Let me at least acknowledge one thing that I agree with, I concur with, that the Hon. Member Mr. Greenidge said. He did say that, or at least I understood him to say, independence, and particularly financial independence, could not mean that the service commissions, in their own deliberate judgement and discretion, determine the quantum of money that they would get. Although I think he rather lamented that, with the need to have discussions with the Minister of Finance on the overall quantity of money, some amount of limitation inevitably arise, some amount of limitation and constraints, but these are all the facts of life. As we live, we would all like to do very many things. I am not certain that I would like to get a Mercedes-Benz, but many people may like to; but we are constrained by the money that we have. [Mr. Rohee: It is not a Mercedes-Benz; it is a Porsche.] It is a Porsche. This is a fact of life: something that we could not readily escape.
What we do say though is that let us focus on increasing on our wealth. In fact, I know my colleague, the Minister of Finance, would have much preferred spending this afternoon on matters that would lead to the increase of wealth of our country. That is what he would have preferred and he feels very badly, as many of us here, to come this afternoon and go through a number of motions which, maybe we wrongly feel, are intended to smear - throw mud all around, as much mud all around, and see where it might stick and catch. We might have preferred to have spent the afternoon working on arrangements that would bring more growth to our country and more income, and more money, so that we have more money to pay the public servants, and so on.
There is an example in our own section 40 of the Audit Act of 2004, and in our neighbouring country, Trinidad, which faces the same questions. I have been advised here by my officers, who prepared it, that articles 110, 120, 122 and 124 of the Constitution of the Republic of Trinidad and Tobago provide for the establishment of these same commissions - Judicial and Legal Service Commission, Public Service Commission, Police Service Commission, Teaching Service Commission - and there is a Service Commission Department which is an executive agency, as oppose to a budget agency, and it spells out how the budgets are prepared, approved and administered in Trinidad and Tobago. So we have work to do and we are willing to get on with that work.
I think we have circulated the amendments that I intend to move. I think they are quite obvious. We proposed an amendment to the sixth WHEREAS CLAUSE.

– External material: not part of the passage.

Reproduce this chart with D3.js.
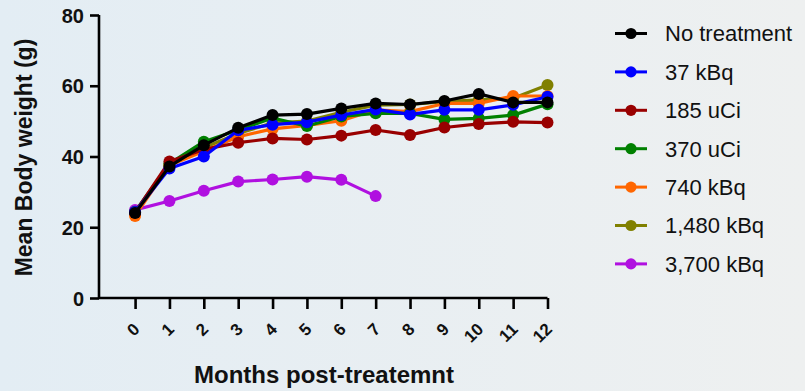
<!DOCTYPE html>
<html>
<head>
<meta charset="utf-8">
<script src="https://cdn.jsdelivr.net/npm/d3@7"></script>
<style>
html,body{margin:0;padding:0;overflow:hidden;}
svg{display:block;}
</style>
</head>
<body>
<svg id="chart" width="805" height="391"></svg>
<script>
const months = [0,1,2,3,4,5,6,7,8,9,10,11,12];
const seriesNames = ["No treatment","37 kBq","185 uCi","370 uCi","740 kBq","1,480 kBq","3,700 kBq"];
const noTreatment = [24.0, 37.2, 43.2, 48.1, 51.7, 52.0, 53.6, 55.0, 54.7, 55.7, 57.7, 55.3, 55.3];
const kBq37      = [24.3, 36.6, 40.0, 47.4, 49.0, 49.7, 51.7, 53.3, 51.9, 53.2, 53.2, 54.6, 56.9];
const uCi185     = [24.2, 38.6, 42.0, 43.9, 45.1, 44.8, 45.9, 47.5, 46.1, 48.2, 49.2, 49.8, 49.6];
const uCi370     = [24.4, 38.0, 44.2, 47.5, 50.9, 48.6, 51.3, 52.2, 52.2, 50.5, 50.8, 51.7, 54.8];
const kBq740     = [23.2, 37.5, 41.5, 45.6, 47.8, 48.8, 50.1, 53.2, 52.7, 55.0, 55.0, 57.1, 57.1];
const kBq1480    = [24.0, 37.5, 42.5, 46.5, 49.5, 50.0, 52.5, 54.5, 54.7, 55.5, 56.0, 56.5, 60.2];
const kBq3700    = [24.9, 27.4, 30.3, 32.9, 33.5, 34.3, 33.4, 28.8];
const yTicks = [0, 20, 40, 60, 80];
const seriesColors = ["#000000","#0000ff","#990000","#008000","#ff6600","#808000","#b010e0"];
const seriesValues = [noTreatment, kBq37, uCi185, uCi370, kBq740, kBq1480, kBq3700];

const svg = d3.select("#chart");
const W = 805, H = 391;

// background gradient
const defs = svg.append("defs");
const grad = defs.append("linearGradient").attr("id","bg").attr("x1","0").attr("y1","0").attr("x2","1").attr("y2","0");
grad.append("stop").attr("offset","0").attr("stop-color","#e3edf4");
grad.append("stop").attr("offset","1").attr("stop-color","#eef0f0");
svg.append("rect").attr("width",W).attr("height",H).attr("fill","url(#bg)");

const x = d3.scaleLinear().domain([-1.05, 12]).range([99, 547.5]);
const y = d3.scaleLinear().domain([0, 80]).range([298, 15]);

const FONT = "'Liberation Sans', Arial, Helvetica, sans-serif";

// Y axis
const yAxis = svg.append("g").attr("transform","translate(99,0)")
  .call(d3.axisLeft(y).tickValues(yTicks).tickSize(9).tickPadding(6).tickFormat(d3.format("d")));
yAxis.select(".domain").attr("stroke","#000").attr("stroke-width",2.6).attr("d", `M0,${y(80)}V${y(0)}`);
yAxis.selectAll(".tick line").attr("stroke","#000").attr("stroke-width",2.6);
yAxis.selectAll(".tick text").attr("font-family",FONT).attr("font-weight","bold").attr("font-size",20).attr("fill","#111").attr("x",-15).attr("dy","0.35em");

// X axis
const xAxis = svg.append("g").attr("transform","translate(0,298)")
  .call(d3.axisBottom(x).tickValues(months).tickSize(11).tickFormat(d3.format("d")));
xAxis.select(".domain").attr("stroke","#000").attr("stroke-width",2.6).attr("d", `M${x.range()[0]},0H${x.range()[1]}`);
xAxis.selectAll(".tick line").attr("stroke","#000").attr("stroke-width",2.6);
xAxis.selectAll(".tick text")
  .attr("font-family",FONT).attr("font-weight","bold").attr("font-size",17).attr("fill","#111")
  .attr("text-anchor","end").attr("x",0).attr("y",0).attr("dy","0.35em")
  .attr("transform","translate(1,28) rotate(-45)");

// Axis titles
svg.append("text").attr("x",324).attr("y",383).attr("text-anchor","middle")
  .attr("font-family",FONT).attr("font-weight","bold").attr("font-size",24).attr("fill","#111")
  .text("Months post-treatemnt");
svg.append("text").attr("transform","translate(32,157.5) rotate(-90)").attr("text-anchor","middle")
  .attr("font-family",FONT).attr("font-weight","bold").attr("font-size",23).attr("fill","#111")
  .text("Mean Body weight (g)");

// Series (draw last legend entry first so "No treatment" ends on top)
const line = d3.line().x((d,i)=>x(months[i])).y(d=>y(d));
const order = d3.range(seriesNames.length).reverse();
order.forEach(si => {
  const g = svg.append("g");
  const vals = seriesValues[si];
  g.append("path").attr("d", line(vals)).attr("fill","none")
    .attr("stroke", seriesColors[si]).attr("stroke-width",3.2).attr("stroke-linejoin","round");
  g.selectAll("circle").data(vals).enter().append("circle")
    .attr("cx",(d,i)=>x(months[i])).attr("cy",d=>y(d)).attr("r",6).attr("fill",seriesColors[si]);
});

// Legend
const legend = svg.append("g");
seriesNames.forEach((name, i) => {
  const ly = 33.5 + i*38.4;
  const g = legend.append("g").attr("transform",`translate(0,${ly})`);
  g.append("line").attr("x1",615).attr("x2",647).attr("y1",0).attr("y2",0).attr("stroke",seriesColors[i]).attr("stroke-width",3);
  g.append("circle").attr("cx",631).attr("cy",0).attr("r",5.6).attr("fill",seriesColors[i]);
  g.append("text").attr("x",665).attr("y",0).attr("dy","0.36em")
    .attr("font-family",FONT).attr("font-size",22).attr("fill","#111").text(name);
});
</script>
</body>
</html>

Amend the sixth AND WHEREAS clause as follows:
After the words “AND WHEREAS” insert the words “Article 222A of the Guyana Constitution does not include in Schedule III, the services commissions, and therefore their placement on the Schedule of the Budget Agencies in the FM and A Act is not unlawful”
Delete the words “the continued maintenance of the aforesaid Service Commissions in the Schedule of the Budget Agencies seriously compromised the independence in the discharge of their functions,” after the words of the sixth AND WHEREAS clause.
Add a new and seventh AND WHEREAS clause which reads as follows:
AND WHEREAS during the April Budget 2012 talks between the Government of Guyana and the Leader of the Opposition and the A.P.N.U, agreement was reached that certain entities not included under Schedule III of the Article 222A of the Constitution, including the service commissions, would require constitutional reform.
Add a new BE IT RESOLVED clause to read as follows:
BE IT RESOLVED that this House refer this matter to Parliamentary Standing Committee on Constitutional Reform.
Delete the original BE IT RESOLVED and BE IT FURTHER RESOLVED clauses.
In fact, this WHEREAS clause which, as presented, states:
“AND WHEREAS the continued maintenance of the aforesaid Service Commissions in the Schedule of Budget Agencies seriously compromises their independence in the discharge of their functions,”
We think that is unnecessary. Our position is that it is the accurate thing to do, at this time, because that is what is in the Constitution, as it is currently written. So we are making a change. We propose to say differently.
“AND WHEREAS Article 222 A of the Guyana Constitution does not include in Schedule III, the services commissions, and therefore their placement on the Schedule of Budget Agencies in the FM and A Act is not unlawful.”
I notice that Mr. Greenidge challenged our new seventh WHEREAS clause which reads:
“AND WHEREAS during the April Budget 2012 talks between the Government of Guyana and the Leader of the Opposition and the A.P.N.U, agreement was reached that certain entities not included under Schedule III of the Article 222A of the Constitution, including the service commissions, would require constitutional reform.”
I guess that in the nature of such discussion there is a certain amount of tentativeness and testing, and so on. I have signed this and I do maintain that this is my understanding of the discussion. There was discussion. I take it that the Hon. Member is also being earnest and using his best recall when he said that he did not think that agreement was reached to do it. I think agreement was reached, at least it was discussed. I think that was our sentiment that we will proceed to review this matter by way of the Constitutional Reform Commission. [Ms. Teixeira: It is the Committee.] It is the Committee.
So there is our final “BE IT RESOLVED that this House refer this matter to the Parliamentary Standing Committee on Constitutional Reform” and we proposed that the other “BE IT RESOLVED and be IT FURTHER RESOLVED clauses” be deleted. We proposed this because we think that these clauses, in calling upon us to do certain things that are not explicitly provided for in the Constitution, are at least improper, if not illegal.
We recognise a need for reform here and we intend to support it. We hope that our proposed amendments would find favour with the House.